"Thank you." - All Mice in Our Home
Boonah is in the throes of a mice plague, of sorts. More specifically, the family home in Boonah has come under tiny attack. Which is unfortunate because my family has concurrently developed a code of conduct for dealing with all animals, including pests, that includes not, you know, hurting them.
Gone are the spring-loaded mouse traps that snap viciously. This is as much for the fact they seem inhumane (insofar as inhumanity applies to dealing with mice) as it was for the fact they were manifestly inefficient. They just didn't catch anything, save for the odd human finger which wandered waywardly on to the mechanism.
And so here we are with a new mouse-trap. A small cage with a one-way funnel which lures the mice in but doesn't let them leave, like an early morning infomercial for knives which can cut through several layers of titanium and the hide of an 80-year-old Gold Coast socialite who has spent too long in the sun.
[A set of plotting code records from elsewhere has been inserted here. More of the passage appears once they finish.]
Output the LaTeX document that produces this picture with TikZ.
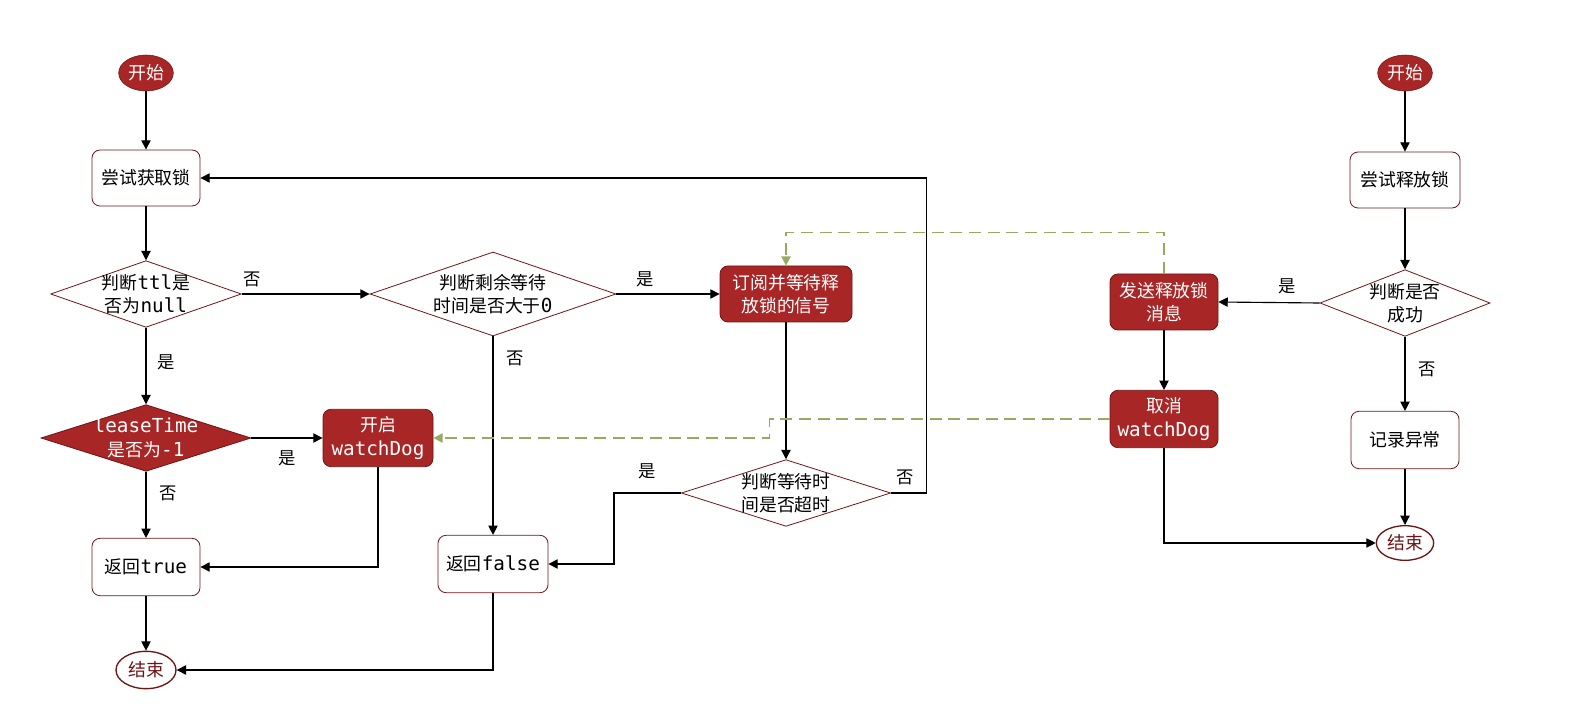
\documentclass[tikz,border=0pt]{standalone}
\usepackage{fontspec}
\setmainfont{Noto Sans CJK SC}
\newfontfamily\mono{DejaVu Sans Mono}[Scale=1.08]
\usetikzlibrary{shapes.geometric,arrows.meta}
\definecolor{lockred}{RGB}{168,38,38}
\definecolor{edgered}{RGB}{110,20,20}
\definecolor{dashgreen}{RGB}{152,170,96}
\begin{document}
\begin{tikzpicture}[x=0.75pt,y=-0.75pt,
  font=\fontsize{13.4pt}{17.5pt}\selectfont,
  box/.style={draw=edgered, line width=0.6pt, rounded corners=6pt, minimum width=81pt, minimum height=42pt, align=center, inner sep=2pt},
  redbox/.style={box, fill=lockred, text=white},
  dia/.style={diamond, draw=edgered, line width=0.6pt, inner sep=0pt},
  dtext/.style={align=center, inner sep=0pt},
  startnode/.style={ellipse, fill=lockred, draw=edgered, text=white, inner sep=0pt, minimum width=41pt, minimum height=27pt},
  endnode/.style={ellipse, fill=white, draw=edgered, line width=1pt, text=edgered, inner sep=0pt},
  arr/.style={draw=black, line width=0.85pt, -{Triangle[length=7pt,width=7pt]}},
  garr/.style={draw=dashgreen, line width=1.2pt, dash pattern=on 9pt off 5pt, -{Triangle[length=7pt,width=7pt]}},
  lbl/.style={font=\fontsize{13pt}{15pt}\selectfont, inner sep=2pt}
]
\useasboundingbox (0,0) rectangle (1571,716);

% left flow
\node[startnode] (s1) at (146,73) {开始};
\node[box] (try) at (146,178) {尝试获取锁};
\node[dia, minimum width=143pt, minimum height=50pt] (d1) at (146,294) {};
\node[dtext] (d1t) at (d1.center) {判断{\mono ttl}是\\否为{\mono null}};
\node[dia, fill=lockred, minimum width=157.5pt, minimum height=50pt] (d2) at (146,438) {};
\node[dtext, text=white] (d2t) at (d2.center) {{\mono leaseTime}\\是否为{\mono -1}};
\node[redbox, minimum width=82.5pt, minimum height=43pt] (wd) at (378,438) {开启\\{\mono watchDog}};
\node[box, minimum height=43pt] (rt) at (146,567) {返回{\mono true}};
\node[endnode, minimum width=45pt, minimum height=28pt] (e1) at (146,670) {结束};

% middle
\node[dia, minimum width=184.5pt, minimum height=63pt] (d3) at (493,294) {};
\node[dtext] (d3t) at (d3.center) {判断剩余等待\\时间是否大于{\mono 0}};
\node[redbox, minimum width=99pt, minimum height=42pt] (sub) at (786,294) {订阅并等待释\\放锁的信号};
\node[dia, minimum width=157pt, minimum height=50pt] (d4) at (786,493) {};
\node[dtext] (d4t) at (d4.center) {判断等待时\\间是否超时};
\node[box, minimum width=82.5pt, minimum height=43pt] (rf) at (493,564) {返回{\mono false}};

% right flow
\node[startnode] (s2) at (1405,73) {开始};
\node[box, minimum width=82.5pt] (tr) at (1405,180) {尝试释放锁};
\node[dia, minimum width=127.5pt, minimum height=50pt] (d5) at (1405,303) {};
\node[dtext] (d5t) at (d5.center) {判断是否\\成功};
\node[redbox, minimum height=42pt] (send) at (1164,302) {发送释放锁\\消息};
\node[redbox, minimum height=43pt] (cancel) at (1164,419) {取消\\{\mono watchDog}};
\node[box, minimum height=43pt] (log) at (1405,440) {记录异常};
\node[endnode, minimum width=43pt, minimum height=26pt] (e2) at (1405,543) {结束};

% connectors left
\draw[arr] (s1) -- (try);
\draw[arr] (try) -- (d1);
\draw[arr] (d1.south) -- node[lbl, pos=0.45, right=6pt] {是} (d2.north);
\draw[arr] (d1.east) -- node[lbl, pos=0.08, above=3pt] {否} (d3.west);
\draw[arr] (d2.east) -- node[lbl, midway, below=7pt] {是} (wd.west);
\draw[arr] (d2.south) -- node[lbl, pos=0.33, right=8pt] {否} (rt.north);
\draw[arr] (wd.south) |- (rt.east);
\draw[arr] (rt) -- (e1);

% connectors middle
\draw[arr] (d3.east) -- node[lbl, pos=0.28, above=3pt] {是} (sub.west);
\draw[arr] (d3.south) -- node[lbl, pos=0.11, right=8pt] {否} (rf.north);
\draw[arr] (sub) -- (d4);
\draw[arr] (d4.west) -- node[lbl, pos=0.5, above=8pt] {是} ++(-67,0) |- (rf.east);
\draw[arr] (d4.east) -- node[lbl, pos=0.4, above=4pt] {否} ++(35,0) |- (try.east);
\draw[arr] (rf.south) |- (e1.east);

% connectors right
\draw[arr] (s2) -- (tr);
\draw[arr] (tr) -- (d5);
\draw[arr] (d5.west) -- node[lbl, pos=0.32, above=4pt] {是} (send.east);
\draw[arr] (d5.south) -- node[lbl, pos=0.44, right=8pt] {否} (log.north);
\draw[arr] (send) -- (cancel);
\draw[arr] (cancel.south) |- (e2.west);
\draw[arr] (log) -- (e2);

% dashed signals
\draw[garr] (send.north) -- ++(0,-41) -| (sub.north);
\draw[garr] (cancel.west) -- ++(-340,0) |- (wd.east);
\end{tikzpicture}
\end{document}
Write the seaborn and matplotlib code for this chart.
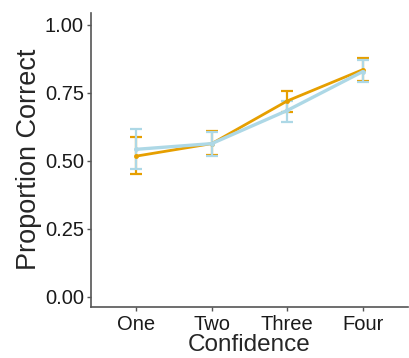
import matplotlib
matplotlib.use('Agg')
from matplotlib import pyplot as plt
import seaborn as sns
import pandas as pd

sns.set_style('white')
plt.rcParams['font.family'] = ['Liberation Sans', 'DejaVu Sans']

confidence = ['One', 'Two', 'Three', 'Four']
groups = ['A', 'B']
colors = {'A': '#E69F00', 'B': '#ADD8E6'}

mean_a = [0.517, 0.563, 0.720, 0.835]
low_a = [0.450, 0.520, 0.680, 0.792]
high_a = [0.588, 0.610, 0.757, 0.878]

mean_b = [0.542, 0.563, 0.685, 0.828]
low_b = [0.468, 0.518, 0.644, 0.789]
high_b = [0.618, 0.606, 0.718, 0.869]

df = pd.DataFrame({
    'Confidence': confidence * 2,
    'Proportion Correct': mean_a + mean_b,
    'low': low_a + low_b,
    'high': high_a + high_b,
    'group': ['A'] * 4 + ['B'] * 4,
})

fig = plt.figure(figsize=(4.09, 3.58), dpi=100)
ax = fig.add_axes([0.222, 0.143, 0.776, 0.822])

for g, lw in zip(groups, [2.0, 2.4]):
    sub = df[df['group'] == g]
    ax.errorbar(
        range(len(sub)), sub['Proportion Correct'],
        yerr=[sub['Proportion Correct'] - sub['low'], sub['high'] - sub['Proportion Correct']],
        fmt='none', ecolor=colors[g], elinewidth=1.6, capsize=4.5, capthick=1.6, zorder=2,
    )
    sns.lineplot(
        x=range(len(sub)), y=sub['Proportion Correct'].values,
        color=colors[g], linewidth=lw, marker='o', markersize=3.5,
        markeredgewidth=0, ax=ax, zorder=3,
    )

ax.set_xticks(range(len(confidence)))
ax.set_xticklabels(confidence)
ax.set_xlim(-0.6, 3.6)
ax.set_ylim(-0.037, 1.045)
ax.set_yticks([0, 0.25, 0.5, 0.75, 1.0])
ax.set_yticklabels(['0.00', '0.25', '0.50', '0.75', '1.00'])
ax.set_xlabel('Confidence', fontsize=17.5, labelpad=0)
ax.set_ylabel('Proportion Correct', fontsize=19.5, labelpad=2)
ax.tick_params(axis='both', labelsize=14.5, length=3, width=1, color='#555555',
               labelcolor='#1a1a1a', pad=2, bottom=True, left=True)
ax.tick_params(axis='x', pad=3)
for side in ['top', 'right']:
    ax.spines[side].set_visible(False)
for side in ['left', 'bottom']:
    ax.spines[side].set_color('#555555')
    ax.spines[side].set_linewidth(1.2)

fig.savefig('out.png', dpi=100)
Do you see the problem? Ah, yes, Mr Miyagi. The mice are caught, true, but they're still alive. Which means my mother and sister are now the Chief Operating Officers of a rather elaborate catch and release program, which doesn't really do much for the mice problem which started all this. You don't get rid of the mice, you just make them very late for something.
I inquired as to the effectiveness of the program.
"How do you know where the mice go, once you release them? How do you know they just don't come right back?" I asked. It was a decent question because we have been catching so many.
Mum was ever wedded to the scientific method in her response.
"Well, I make sure we release them in the corner of the yard, facing the neighbour's place. They run that direction."
I stared unblinkingly into her soul for several seconds.
"Mum, have the geneticists engineered mice that only run in one direction now?"
There was an awkward silence. I presumed I had won.
But my mother doesn't like to lose an argument based on silly theories. She would demand empirical evidence. Hard data. She would rig the experiment to prove we didn't have any re-runs. That's what we were calling the possibility of returned mice. Re-runs.
She started painting the tails of the mice we caught. You think I'm joking? I am not. I presume she ran out of microchips and scanners so mum just started dabbing their tails in paint, on account of the fact we'll know if we get any re-runs.
And now we wait. It's been a day now and we've got nought but originals.
I don't know who the real winner is here, but I think it's the mice.